── MATERIAL ──

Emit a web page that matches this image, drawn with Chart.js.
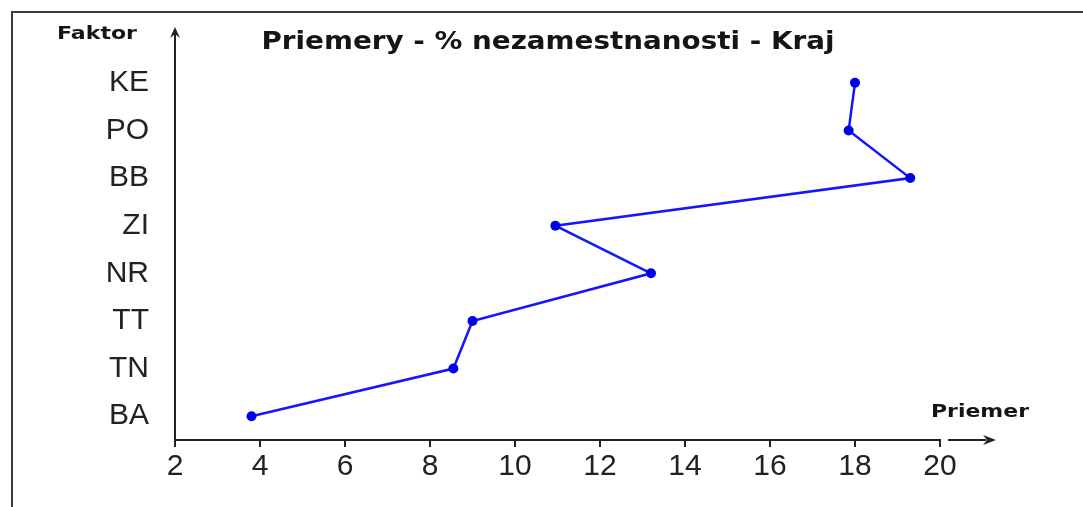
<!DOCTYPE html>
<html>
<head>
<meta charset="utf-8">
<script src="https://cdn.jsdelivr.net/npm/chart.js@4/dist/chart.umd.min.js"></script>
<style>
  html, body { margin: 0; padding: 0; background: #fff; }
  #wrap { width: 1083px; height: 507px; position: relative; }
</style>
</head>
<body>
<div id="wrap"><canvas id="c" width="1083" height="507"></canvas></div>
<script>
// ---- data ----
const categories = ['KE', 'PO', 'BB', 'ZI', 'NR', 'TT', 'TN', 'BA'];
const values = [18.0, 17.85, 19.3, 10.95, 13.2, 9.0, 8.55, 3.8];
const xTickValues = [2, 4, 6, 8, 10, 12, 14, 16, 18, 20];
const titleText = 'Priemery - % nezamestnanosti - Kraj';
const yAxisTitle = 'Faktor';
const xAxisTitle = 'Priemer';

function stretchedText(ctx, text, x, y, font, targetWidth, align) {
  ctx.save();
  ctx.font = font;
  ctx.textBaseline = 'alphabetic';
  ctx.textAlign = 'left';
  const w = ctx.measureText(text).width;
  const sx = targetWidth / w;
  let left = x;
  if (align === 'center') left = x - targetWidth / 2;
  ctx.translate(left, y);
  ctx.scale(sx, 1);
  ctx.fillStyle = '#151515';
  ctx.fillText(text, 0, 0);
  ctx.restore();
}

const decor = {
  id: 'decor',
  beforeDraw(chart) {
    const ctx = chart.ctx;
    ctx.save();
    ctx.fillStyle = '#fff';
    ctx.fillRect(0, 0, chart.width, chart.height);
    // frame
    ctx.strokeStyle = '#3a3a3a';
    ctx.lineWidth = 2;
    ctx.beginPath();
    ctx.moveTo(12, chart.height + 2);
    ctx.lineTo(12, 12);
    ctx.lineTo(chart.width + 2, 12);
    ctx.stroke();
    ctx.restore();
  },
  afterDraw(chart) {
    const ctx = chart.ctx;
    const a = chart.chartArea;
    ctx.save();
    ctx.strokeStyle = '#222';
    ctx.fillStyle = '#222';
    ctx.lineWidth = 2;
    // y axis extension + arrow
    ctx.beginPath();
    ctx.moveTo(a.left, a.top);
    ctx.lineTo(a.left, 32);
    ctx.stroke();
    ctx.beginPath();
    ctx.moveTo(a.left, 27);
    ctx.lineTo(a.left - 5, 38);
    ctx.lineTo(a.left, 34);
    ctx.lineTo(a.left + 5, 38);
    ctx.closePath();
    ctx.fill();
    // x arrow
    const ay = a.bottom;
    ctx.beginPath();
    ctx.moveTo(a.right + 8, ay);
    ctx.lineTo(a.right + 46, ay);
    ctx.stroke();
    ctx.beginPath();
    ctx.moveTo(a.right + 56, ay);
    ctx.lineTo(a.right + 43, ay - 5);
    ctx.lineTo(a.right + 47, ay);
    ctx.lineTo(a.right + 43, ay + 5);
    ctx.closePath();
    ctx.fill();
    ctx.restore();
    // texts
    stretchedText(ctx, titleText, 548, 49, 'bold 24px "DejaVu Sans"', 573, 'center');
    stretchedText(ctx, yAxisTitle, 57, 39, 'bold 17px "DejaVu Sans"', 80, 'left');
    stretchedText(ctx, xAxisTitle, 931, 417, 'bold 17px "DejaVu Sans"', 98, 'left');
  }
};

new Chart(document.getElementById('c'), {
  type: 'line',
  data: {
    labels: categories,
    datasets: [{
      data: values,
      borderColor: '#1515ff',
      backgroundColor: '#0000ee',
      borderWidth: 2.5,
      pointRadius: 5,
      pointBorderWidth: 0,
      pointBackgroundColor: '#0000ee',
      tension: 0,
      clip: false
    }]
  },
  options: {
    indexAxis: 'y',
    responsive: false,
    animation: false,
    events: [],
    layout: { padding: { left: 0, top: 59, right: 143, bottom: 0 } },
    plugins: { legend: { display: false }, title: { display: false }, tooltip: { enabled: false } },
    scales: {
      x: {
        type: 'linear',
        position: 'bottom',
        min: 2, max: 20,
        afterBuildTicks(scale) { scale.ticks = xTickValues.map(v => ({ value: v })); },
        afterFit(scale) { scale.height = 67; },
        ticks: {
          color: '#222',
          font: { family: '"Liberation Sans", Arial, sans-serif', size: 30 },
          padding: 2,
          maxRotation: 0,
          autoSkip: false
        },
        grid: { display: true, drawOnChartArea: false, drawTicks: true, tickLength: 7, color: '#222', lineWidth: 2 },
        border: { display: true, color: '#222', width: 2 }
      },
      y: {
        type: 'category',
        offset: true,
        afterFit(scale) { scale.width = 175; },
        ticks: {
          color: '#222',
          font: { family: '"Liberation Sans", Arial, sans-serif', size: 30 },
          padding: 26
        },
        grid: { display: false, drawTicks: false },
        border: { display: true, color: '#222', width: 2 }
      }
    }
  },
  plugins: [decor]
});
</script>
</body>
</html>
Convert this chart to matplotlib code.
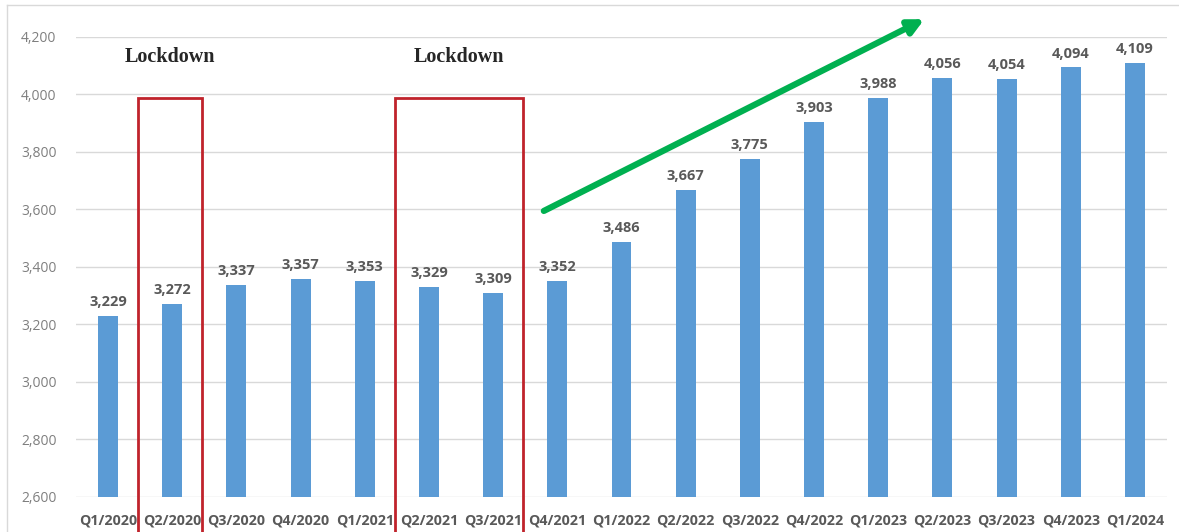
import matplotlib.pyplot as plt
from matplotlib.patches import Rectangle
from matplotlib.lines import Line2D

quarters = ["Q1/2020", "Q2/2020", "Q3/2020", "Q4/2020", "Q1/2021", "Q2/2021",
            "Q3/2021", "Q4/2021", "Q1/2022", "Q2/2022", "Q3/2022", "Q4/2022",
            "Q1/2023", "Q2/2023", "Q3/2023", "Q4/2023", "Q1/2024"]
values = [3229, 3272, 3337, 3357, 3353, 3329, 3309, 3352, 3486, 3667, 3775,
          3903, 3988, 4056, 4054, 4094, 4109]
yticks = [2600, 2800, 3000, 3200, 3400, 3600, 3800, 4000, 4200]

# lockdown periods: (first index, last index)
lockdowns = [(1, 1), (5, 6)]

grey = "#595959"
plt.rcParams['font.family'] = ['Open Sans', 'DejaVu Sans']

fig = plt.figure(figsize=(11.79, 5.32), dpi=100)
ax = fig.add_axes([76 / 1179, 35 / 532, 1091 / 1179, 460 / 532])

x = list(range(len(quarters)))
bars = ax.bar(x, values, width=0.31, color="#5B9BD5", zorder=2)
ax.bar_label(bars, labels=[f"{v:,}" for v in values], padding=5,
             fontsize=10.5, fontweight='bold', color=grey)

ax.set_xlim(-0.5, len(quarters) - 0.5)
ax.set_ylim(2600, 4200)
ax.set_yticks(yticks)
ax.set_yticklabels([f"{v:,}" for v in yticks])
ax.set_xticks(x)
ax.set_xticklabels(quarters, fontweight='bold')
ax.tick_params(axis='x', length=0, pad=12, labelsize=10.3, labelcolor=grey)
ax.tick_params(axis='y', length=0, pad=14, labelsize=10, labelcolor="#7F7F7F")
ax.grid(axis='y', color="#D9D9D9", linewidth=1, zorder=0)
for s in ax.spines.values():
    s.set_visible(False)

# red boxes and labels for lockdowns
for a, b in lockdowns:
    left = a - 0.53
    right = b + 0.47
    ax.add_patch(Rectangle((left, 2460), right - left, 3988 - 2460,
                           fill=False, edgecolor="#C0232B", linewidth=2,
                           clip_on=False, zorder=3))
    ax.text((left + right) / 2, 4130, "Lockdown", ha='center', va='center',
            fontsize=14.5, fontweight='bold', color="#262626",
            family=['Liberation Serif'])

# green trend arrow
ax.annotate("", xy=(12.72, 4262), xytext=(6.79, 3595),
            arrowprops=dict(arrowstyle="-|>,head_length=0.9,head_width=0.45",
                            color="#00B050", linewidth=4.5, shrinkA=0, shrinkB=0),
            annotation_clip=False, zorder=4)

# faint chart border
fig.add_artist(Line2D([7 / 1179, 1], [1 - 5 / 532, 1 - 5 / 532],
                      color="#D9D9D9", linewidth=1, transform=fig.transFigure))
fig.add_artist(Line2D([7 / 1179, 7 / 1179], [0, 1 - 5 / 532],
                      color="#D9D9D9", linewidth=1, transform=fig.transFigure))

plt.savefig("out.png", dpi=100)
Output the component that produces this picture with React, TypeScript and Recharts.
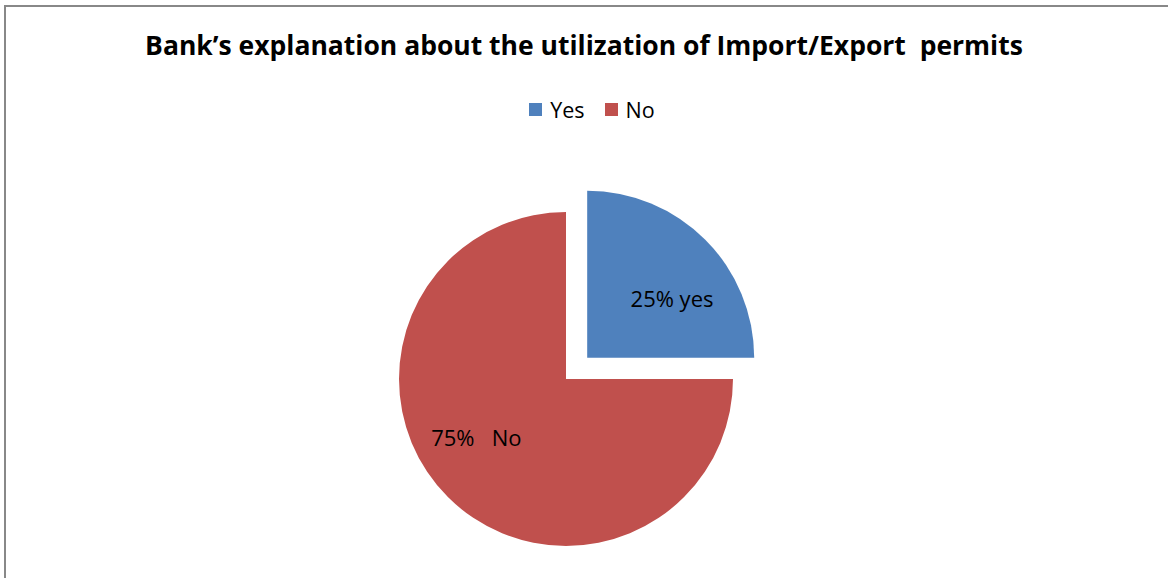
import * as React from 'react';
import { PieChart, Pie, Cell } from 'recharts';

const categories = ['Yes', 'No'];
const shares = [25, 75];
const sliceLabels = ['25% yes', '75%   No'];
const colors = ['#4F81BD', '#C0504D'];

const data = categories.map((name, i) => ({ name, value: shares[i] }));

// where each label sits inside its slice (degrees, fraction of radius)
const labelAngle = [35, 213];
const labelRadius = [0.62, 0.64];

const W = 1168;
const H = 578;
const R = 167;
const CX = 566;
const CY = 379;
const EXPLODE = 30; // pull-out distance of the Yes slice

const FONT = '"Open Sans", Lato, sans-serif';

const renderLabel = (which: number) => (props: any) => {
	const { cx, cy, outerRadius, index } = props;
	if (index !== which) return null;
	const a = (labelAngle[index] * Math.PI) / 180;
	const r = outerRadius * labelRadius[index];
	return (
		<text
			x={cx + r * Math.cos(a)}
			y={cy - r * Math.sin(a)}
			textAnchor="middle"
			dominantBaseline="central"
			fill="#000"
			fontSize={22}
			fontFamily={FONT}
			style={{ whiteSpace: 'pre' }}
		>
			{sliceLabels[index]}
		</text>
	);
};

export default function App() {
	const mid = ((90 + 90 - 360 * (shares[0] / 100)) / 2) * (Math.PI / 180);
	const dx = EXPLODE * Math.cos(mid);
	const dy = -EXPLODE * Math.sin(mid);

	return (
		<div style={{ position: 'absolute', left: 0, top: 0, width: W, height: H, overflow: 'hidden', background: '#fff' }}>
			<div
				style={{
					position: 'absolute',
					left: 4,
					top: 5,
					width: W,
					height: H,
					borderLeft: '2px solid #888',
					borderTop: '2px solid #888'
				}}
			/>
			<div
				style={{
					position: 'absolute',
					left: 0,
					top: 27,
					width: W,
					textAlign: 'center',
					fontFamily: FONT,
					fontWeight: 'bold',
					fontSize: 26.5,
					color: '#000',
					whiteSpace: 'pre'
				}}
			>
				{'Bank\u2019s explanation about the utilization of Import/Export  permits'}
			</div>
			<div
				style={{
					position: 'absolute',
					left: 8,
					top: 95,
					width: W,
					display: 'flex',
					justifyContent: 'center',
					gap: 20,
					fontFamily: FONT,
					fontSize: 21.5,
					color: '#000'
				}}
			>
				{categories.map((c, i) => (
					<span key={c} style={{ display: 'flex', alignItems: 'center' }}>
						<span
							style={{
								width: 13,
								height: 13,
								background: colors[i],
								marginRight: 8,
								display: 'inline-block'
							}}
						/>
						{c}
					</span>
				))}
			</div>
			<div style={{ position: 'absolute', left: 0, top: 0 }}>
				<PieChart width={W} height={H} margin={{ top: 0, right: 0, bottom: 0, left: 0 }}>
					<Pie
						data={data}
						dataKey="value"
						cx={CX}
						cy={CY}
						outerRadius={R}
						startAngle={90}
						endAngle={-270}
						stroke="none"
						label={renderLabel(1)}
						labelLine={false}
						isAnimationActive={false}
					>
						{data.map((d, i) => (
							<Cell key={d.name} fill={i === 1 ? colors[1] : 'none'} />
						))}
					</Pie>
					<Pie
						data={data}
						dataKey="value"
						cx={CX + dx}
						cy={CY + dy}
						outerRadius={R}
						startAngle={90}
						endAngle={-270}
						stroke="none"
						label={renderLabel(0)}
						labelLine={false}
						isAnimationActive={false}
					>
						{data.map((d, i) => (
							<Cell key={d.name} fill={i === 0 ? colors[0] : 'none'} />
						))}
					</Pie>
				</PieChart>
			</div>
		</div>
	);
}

───

[PROBLEM]: Leave the pictures out, then copy word for word only the lines from the one containing "Convert this chart to matplotlib code." through the one containing "plt.rcParams['font.family'] = ['Open", both included.

[TASK SOLUTION]:
Convert this chart to matplotlib code.
import matplotlib.pyplot as plt
from matplotlib.patches import Rectangle
from matplotlib.lines import Line2D

quarters = ["Q1/2020", "Q2/2020", "Q3/2020", "Q4/2020", "Q1/2021", "Q2/2021",
            "Q3/2021", "Q4/2021", "Q1/2022", "Q2/2022", "Q3/2022", "Q4/2022",
            "Q1/2023", "Q2/2023", "Q3/2023", "Q4/2023", "Q1/2024"]
values = [3229, 3272, 3337, 3357, 3353, 3329, 3309, 3352, 3486, 3667, 3775,
          3903, 3988, 4056, 4054, 4094, 4109]
yticks = [2600, 2800, 3000, 3200, 3400, 3600, 3800, 4000, 4200]

# lockdown periods: (first index, last index)
lockdowns = [(1, 1), (5, 6)]

grey = "#595959"
plt.rcParams['font.family'] = ['Open Sans', 'DejaVu Sans']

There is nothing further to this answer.